Trucchio and a dozen Young Guns were indicted in late 2003. Without Trucchio’s “blessing,” Kondrotas said, all the Young Guns pleaded guilty, leaving the boss to stand trial alone.

Kondrotas said he dropped out of school in the fourth grade, left home, and began running with Antinuche. He stole cars at 12, sold cocaine at 13. He became a full-fledged Young Guns member at 15 when he carried a shotgun into a Queens supermarket, his first armed robbery.

“I felt like a million bucks,” he said.

Trucchio received “tribute,” a share of their criminal earnings, Kondrotas testified. “Once you’re with somebody,” he said Antinuche explained, “that’s what you do, pay tribute in hopes of getting your button and becoming a made member.”

Kondrotas described the 1995 Florida robbery and killing spree at the center of the government’s case, telling how they held up a supermarket in Boca Raton and committed a home invasion robbery. They hit a man with a shovel, he said. Then, they hit his dog.

A few days later, they allgedly robbed a Fort Lauderdale jewelry store. He flew back to New York carrying the loot, including a bag of jewels for Trucchio’s “tribute.”

While jailed together in Miami, Kondrotas said, Antinuche provided vivid details of three unsolved South Florida slayings — the October 1995 murders of Vincent D’Angola and Jami Schneider in Fort Lauderdale and Mark Rizzuto in Boca Raton.

“He told me that `Johnnie Boy’ Borelli, Eddie Callegari and Kevin Antinuche went to Vinnie’s house,” Kondrotas testified. “Vinnie was sleeping in the bedroom with Jami. Johnnie Boy shoots Vinnie while he was sleeping.”

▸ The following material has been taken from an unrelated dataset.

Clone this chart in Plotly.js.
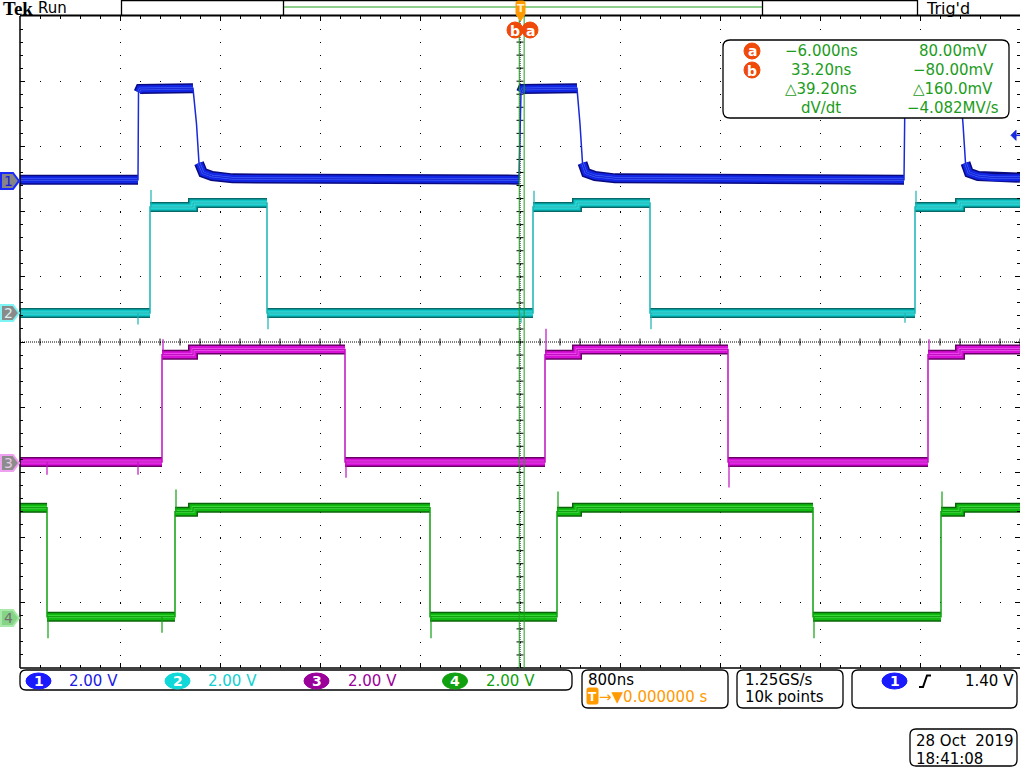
<!DOCTYPE html>
<html><head><meta charset="utf-8">
<script src="https://cdn.plot.ly/plotly-3.0.1.min.js"></script>
<style>html,body{margin:0;padding:0;background:#fff;}#plot{width:1024px;height:768px;}</style>
</head><body><div id="plot"></div>
<script>
// ---------------- DATA (time in ns, voltage in V) ----------------
const ch1T = [-4000, -3056, -3052, -3040, -2616, -2588, -2568, -2536, -2464, -2300, -8, 8, 20, 456, 480, 500, 528, 600, 760, 3072, 3080, 3092, 3520, 3544, 3564, 3592, 3664, 3800, 4000];
const ch1V = [0.04, 0.04, 2.72, 2.82, 2.84, 1.75, 0.55, 0.25, 0.15, 0.08, 0.04, 2.72, 2.82, 2.84, 1.75, 0.55, 0.25, 0.15, 0.08, 0.04, 2.72, 2.82, 2.84, 1.75, 0.55, 0.25, 0.15, 0.10, 0.10];
const ch1SpikeT = [];
const ch1SpikeV = [];

const ch2T = [-4000, -2960, -2960, -2616, -2616, -2024, -2024, 104, 104, 456, 456, 1040, 1040, 3160, 3160, 3520, 3520, 4000];
const ch2V = [0.00, 0.00, 3.25, 3.25, 3.37, 3.37, 0.00, 0.00, 3.25, 3.25, 3.37, 3.37, 0.00, 0.00, 3.25, 3.25, 3.37, 3.37];
const ch2SpikeT = [-3056, -2952, -2016, 8, 112, 1048, 3080, 3168];
const ch2SpikeV = [-0.35, 3.77, -0.50, -0.30, 3.75, -0.50, -0.30, 3.75];

const ch3T = [-4000, -2864, -2864, -2616, -2616, -1400, -1400, 200, 200, 456, 456, 1664, 1664, 3264, 3264, 3520, 3520, 4000];
const ch3V = [0.03, 0.03, 3.32, 3.32, 3.48, 3.48, 0.03, 0.03, 3.32, 3.32, 3.48, 3.48, 0.03, 0.03, 3.32, 3.32, 3.48, 3.48];
const ch3SpikeT = [-3784, -3056, -2856, -1392, 208, 1672, 3272];
const ch3SpikeV = [-0.36, -0.36, 3.80, -0.45, 4.12, -0.75, 3.80];

const ch4T = [-4000, -3784, -3784, -2760, -2760, -2616, -2616, -720, -720, 296, 296, 456, 456, 2344, 2344, 3368, 3368, 3520, 3520, 4000];
const ch4V = [3.38, 3.38, 0.04, 0.04, 3.26, 3.26, 3.38, 3.38, 0.04, 0.04, 3.26, 3.26, 3.38, 3.38, 0.04, 0.04, 3.26, 3.26, 3.38, 3.38];
const ch4SpikeT = [-3776, -2864, -2752, -712, 304, 2352, 3376];
const ch4SpikeV = [-0.62, -0.45, 3.94, -0.62, 3.88, -0.62, 3.88];

const chVoltsPerDiv = [2.00, 2.00, 2.00, 2.00];
const chOffsetDiv = [2.47, 0.445, -1.856, -4.233];
const chScaleLabels = ['2.00 V', '2.00 V', '2.00 V', '2.00 V'];
const timePerDivNs = 800;
const cursorT = [-6.0, 33.2];          // ns  (a, b)
const cursorV = [80.0, -80.0];         // mV
const readCol1 = ['\u22126.000ns', '33.20ns', '\u25B339.20ns', 'dV/dt'];
const readCol2 = ['80.00mV', '\u221280.00mV', '\u25B3160.0mV', '\u22124.082MV/s'];
const trigLevelV = 1.40;

// ---------------- GEOMETRY HELPERS ----------------
const X0 = 20, Y0 = 16, W = 1000, H = 652;
const PX = x => (x - X0) / W;
const PY = y => (Y0 + H - y) / H;
const divPx = H / 10;
const yPixOfDiv = d => (Y0 + H / 2) - d * divPx;
const FONT = 'DejaVu Sans';

const chans = [
  {T: ch1T, V: ch1V, sT: ch1SpikeT, sV: ch1SpikeV, dark: '#0a0a80', mid: '#1226e6', light: '#4d6dff', edge: '#1a2ad8'},
  {T: ch2T, V: ch2V, sT: ch2SpikeT, sV: ch2SpikeV, dark: '#066a6a', mid: '#10c4c4', light: '#6af8f8', edge: '#18b4b4'},
  {T: ch3T, V: ch3V, sT: ch3SpikeT, sV: ch3SpikeV, dark: '#680068', mid: '#d810d8', light: '#ff70ff', edge: '#c010c0'},
  {T: ch4T, V: ch4V, sT: ch4SpikeT, sV: ch4SpikeV, dark: '#0a640a', mid: '#10bc10', light: '#5cf05c', edge: '#10a010'}
];

function levelAt(T, V, t) {
  for (let i = 0; i < T.length - 1; i++) {
    if (T[i] < T[i + 1] && t >= T[i] && t <= T[i + 1]) {
      return V[i] + (V[i + 1] - V[i]) * (t - T[i]) / (T[i + 1] - T[i]);
    }
  }
  return V[V.length - 1];
}

const traces = [];
chans.forEach((c, k) => {
  const toDiv = v => v / chVoltsPerDiv[k] + chOffsetDiv[k];
  const bx = [], by = [];
  for (let i = 0; i < c.T.length; i++) {
    if (i > 0 && Math.abs(c.V[i] - c.V[i - 1]) > 1) { bx.push(null); by.push(null); }
    bx.push(c.T[i]); by.push(toDiv(c.V[i]));
  }
  [[10, c.dark], [7, c.mid], [2.5, c.light]].forEach(([w, col]) => {
    traces.push({x: bx, y: by, type: 'scatter', mode: 'lines', hoverinfo: 'skip',
      line: {color: col, width: w}});
  });
  traces.push({x: c.T, y: c.V.map(toDiv), type: 'scatter', mode: 'lines', hoverinfo: 'skip',
    line: {color: c.edge, width: 1.5}});
  const sx = [], sy = [];
  c.sT.forEach((t, i) => {
    sx.push(t, t, null);
    sy.push(toDiv(levelAt(c.T, c.V, t)), toDiv(c.sV[i]), null);
  });
  if (sx.length) traces.push({x: sx, y: sy, type: 'scatter', mode: 'lines', hoverinfo: 'skip',
    line: {color: c.edge, width: 1.2}});
});

// center crosshair tick marks
const tkx = [], tky = [], tk2x = [], tk2y = [];
for (let i = -25; i <= 25; i++) { tkx.push(i * timePerDivNs / 5); tky.push(0); }
for (let i = -25; i <= 25; i++) { tk2x.push(0); tk2y.push(i / 5); }
traces.unshift({x: tkx, y: tky, type: 'scatter', mode: 'markers', hoverinfo: 'skip',
  marker: {symbol: 'line-ns', size: 5, line: {color: '#000', width: 1}}});
traces.unshift({x: tk2x, y: tk2y, type: 'scatter', mode: 'markers', hoverinfo: 'skip',
  marker: {symbol: 'line-ew', size: 5, line: {color: '#000', width: 1}}});

// ---------------- SHAPES ----------------
const shapes = [];
const P = (x, y) => PX(x) + ',' + PY(y);
function rrect(x0, y0, x1, y1, r, line, fill) {
  const d = 'M' + P(x0 + r, y0) + ' L' + P(x1 - r, y0) + ' Q' + P(x1, y0) + ' ' + P(x1, y0 + r) +
    ' L' + P(x1, y1 - r) + ' Q' + P(x1, y1) + ' ' + P(x1 - r, y1) + ' L' + P(x0 + r, y1) +
    ' Q' + P(x0, y1) + ' ' + P(x0, y1 - r) + ' L' + P(x0, y0 + r) + ' Q' + P(x0, y0) + ' ' + P(x0 + r, y0) + ' Z';
  shapes.push({type: 'path', xref: 'paper', yref: 'paper', path: d, line: line || {color: '#000', width: 1.3}, fillcolor: fill || '#fff'});
}
function pline(pts, color, width, fill, layer) {
  const d = pts.map((p, i) => (i ? 'L' : 'M') + P(p[0], p[1])).join(' ') + (fill ? ' Z' : '');
  shapes.push({type: 'path', xref: 'paper', yref: 'paper', path: d, layer: layer || 'above',
    line: {color: color, width: width}, fillcolor: fill || 'rgba(0,0,0,0)'});
}
function ell(cx, cy, rx, ry, fill, lineColor) {
  shapes.push({type: 'circle', xref: 'paper', yref: 'paper', x0: PX(cx - rx), x1: PX(cx + rx), y0: PY(cy + ry), y1: PY(cy - ry),
    fillcolor: fill, line: {color: lineColor || fill, width: 1}});
}

// center dense dotted crosshair
shapes.push({type: 'line', xref: 'paper', yref: 'paper', x0: 0, x1: 1, y0: 0.5, y1: 0.5, layer: 'below', line: {color: '#000', width: 1, dash: '1px,1px'}});
shapes.push({type: 'line', xref: 'paper', yref: 'paper', x0: 0.5, x1: 0.5, y0: 0, y1: 1, layer: 'below', line: {color: '#000', width: 1, dash: '1px,1px'}});
// frame
pline([[20, 16], [20, 668]], '#000', 1.5);
pline([[20, 15.5], [1020, 15.5]], '#000', 2);
pline([[20, 668], [1020, 668]], '#000', 1.5);
// cursors
cursorT.forEach(t => shapes.push({type: 'line', xref: 'x', yref: 'paper', x0: t, x1: t, y0: 0, y1: 1, line: {color: '#1ea01e', width: 1}}));
// record bar
pline([[121, 0.5], [918, 0.5]], '#000', 1.3);
pline([[121.5, 0], [121.5, 15]], '#000', 1.3);
pline([[917.5, 0], [917.5, 15]], '#000', 1.3);
pline([[283.5, 0], [283.5, 15]], '#000', 1.3);
pline([[762.5, 0], [762.5, 15]], '#000', 1.3);
pline([[284, 7], [762, 7]], '#1ea01e', 1);
// trigger T marker
rrect(516, 1, 525, 15, 2, {color: '#ff9a00', width: 1}, '#ff9a00');
pline([[516.5, 15], [524.5, 15], [520.5, 21]], '#ff9a00', 1, '#ff9a00');
// a/b badges at top
ell(515, 30, 8, 8, '#f04a0a');
ell(530, 30, 8, 8, '#f04a0a');
// readout box
rrect(723, 40, 1009, 118, 7);
ell(752, 51, 8, 8, '#f04a0a');
ell(752, 70, 8, 8, '#f04a0a');
// trigger level arrow (right edge)
const trigPix = yPixOfDiv(trigLevelV / chVoltsPerDiv[0] + chOffsetDiv[0]);
pline([[1011, trigPix], [1016, trigPix - 5], [1016, trigPix + 5]], '#1a2ae0', 1, '#1a2ae0');
pline([[1015, trigPix], [1020, trigPix]], '#1a2ae0', 1.5);
// channel markers
const markerStyle = [
  {fill: '#858585', line: '#1a2aff', txt: '#1a1ae0'},
  {fill: '#8a8a8a', line: '#7ff4f4', txt: '#d8f0f0'},
  {fill: '#8c8c8c', line: '#f0a0f0', txt: '#e8c8e8'},
  {fill: '#86d486', line: '#a8e8a8', txt: '#707070'}
];
chOffsetDiv.forEach((d, k) => {
  const yc = yPixOfDiv(d);
  pline([[1, yc - 8], [13, yc - 8], [19, yc], [13, yc + 8], [1, yc + 8]], markerStyle[k].line, 2, markerStyle[k].fill);
});
// status bar
rrect(20, 670, 572, 690, 6);
const chBadge = [['#1a1aff', 38.5, 68], ['#10d8d8', 177.5, 207], ['#9a009a', 316.5, 347], ['#10a010', 455, 485]];
chBadge.forEach(b => ell(b[1], 681, 12.5, 8, b[0]));
rrect(582, 670, 728, 708, 6);
rrect(737, 670, 843, 708, 6);
rrect(852, 670, 1017, 708, 6);
rrect(910, 729, 1017, 766, 6);
rrect(587, 688, 598, 704, 1.5, {color: '#ff9a00', width: 1}, '#ff9a00');
ell(894.5, 681, 12.5, 8, '#1a1aff');
pline([[919, 687], [923, 687], [927, 675.5], [931, 675.5]], '#000', 2);

// ---------------- ANNOTATIONS ----------------
const ann = [];
function T(x, y, text, color, size, xanchor, extra) {
  ann.push(Object.assign({xref: 'paper', yref: 'paper', x: PX(x), y: PY(y), text: text, showarrow: false,
    xanchor: xanchor || 'left', yanchor: 'middle', borderpad: 0,
    font: {family: FONT, size: size || 15, color: color || '#000'}}, extra || {}));
}
T(2, 9, '<b>Tek</b>', '#000', 19, 'left', {font: {family: 'Liberation Serif', size: 19, color: '#000'}});
T(37, 8, 'Run', '#000', 15);
T(925, 8, 'Trig\'d', '#000', 16);
T(520.5, 8, '<b>T</b>', '#fff3d0', 11, 'center');
T(515, 30.5, '<b>b</b>', '#fff', 14, 'center');
T(530, 30.5, '<b>a</b>', '#fff', 14, 'center');
T(752, 51.5, '<b>a</b>', '#fff', 14, 'center');
T(752, 70.5, '<b>b</b>', '#fff', 14, 'center');
const rowY = [51, 70, 89, 108];
const green = '#1c9c1c';
readCol1.forEach((s, i) => T(821, rowY[i], s, green, 15, 'center'));
readCol2.forEach((s, i) => T(953, rowY[i], s, green, 15, 'center'));
// channel marker numbers
chOffsetDiv.forEach((d, k) => T(8, yPixOfDiv(d), String(k + 1), markerStyle[k].txt, 14, 'center', {font: {family: FONT, size: 14, color: markerStyle[k].txt}}));
// status bar texts
const chTxtCol = ['#1a1ae6', '#10d0d0', '#9a009a', '#10a010'];
chBadge.forEach((b, k) => {
  T(b[1], 681, '<b>' + (k + 1) + '</b>', '#fff', 14, 'center');
  T(b[2], 681, chScaleLabels[k], chTxtCol[k], 15);
});
T(587, 680, timePerDivNs + 'ns', '#000', 15);
T(592.5, 696.5, '<b>T</b>', '#fff', 12, 'center');
T(598, 697, '\u2192\u25BC0.000000 s', '#ff9a00', 15);
T(744, 680, '1.25GS/s', '#000', 15);
T(744, 697, '10k points', '#000', 15);
T(894.5, 681, '<b>1</b>', '#fff', 14, 'center');
T(1015, 681, trigLevelV.toFixed(2) + ' V', '#000', 15, 'right');
T(915, 741, '28 Oct\u00a0\u00a02019', '#000', 15);
T(915, 759, '18:41:08', '#000', 15);

// ---------------- LAYOUT ----------------
const layout = {
  width: 1024, height: 768,
  margin: {l: 20, r: 4, t: 16, b: 100, pad: 0},
  paper_bgcolor: '#fff', plot_bgcolor: '#fff',
  showlegend: false, hovermode: false,
  xaxis: {range: [-5 * timePerDivNs, 5 * timePerDivNs], dtick: timePerDivNs, tick0: 0,
    showgrid: true, gridcolor: '#000', gridwidth: 1, griddash: '1px,12.04px',
    zeroline: false, showticklabels: false, showline: false,
    ticks: 'inside', ticklen: 5, tickcolor: '#000', tickwidth: 1, mirror: 'allticks',
    minor: {dtick: timePerDivNs / 5, tick0: 0, ticks: 'inside', ticklen: 3, tickcolor: '#000', showgrid: false},
    fixedrange: true},
  yaxis: {range: [-5, 5], dtick: 1, tick0: 0,
    showgrid: true, gridcolor: '#000', gridwidth: 1, griddash: '1px,19px',
    zeroline: false, showticklabels: false, showline: false,
    ticks: 'inside', ticklen: 5, tickcolor: '#000', tickwidth: 1, mirror: 'allticks',
    minor: {dtick: 0.2, tick0: 0, ticks: 'inside', ticklen: 3, tickcolor: '#000', showgrid: false},
    fixedrange: true},
  shapes: shapes,
  annotations: ann
};
Plotly.newPlot('plot', traces, layout, {staticPlot: true, displayModeBar: false});
</script>
</body></html>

But Borelli “froze up” after shooting D’Angola, he said. “Jami jumps up and starts screaming. She sees him shot in bed,” the witness recalled. Callegari grabbed the gun and shot the woman, “a whole clip in her face. Then he reloads and shoots another clip” from the .22-caliber pistol.

Later, Kondrotas added, Callegari told him he regretted not taking Schneider’s necklace. “She was actually wearing a necklace from the jewelry store robbery. If he had known, he would have taken it off,” he testified.

Callegari also fired the shots that killed Rizzuto, a Boca Raton Little League coach who was a friend of D’Angola’s, Kondrotas said. Both men had been involved with the Young Guns’ Florida crimes and the others were afraid they’d talk, he added.

No one has been charged and the murder investigations remain open.

Kondrotas said he decided to cooperate last year after learning of a “crazy” scheme to kill Trucchio, the prosecutors and witnesses. “I don’t want to go down with this ship no more,” he testified. “I didn’t even know why I was standing up for these guys.”

Under cross-examination, Kondrotas acknowledged that he faked symptoms of mental illness, tricking prison doctors in two states. But he repeatedly denied faking his story to the jury to shorten his sentence.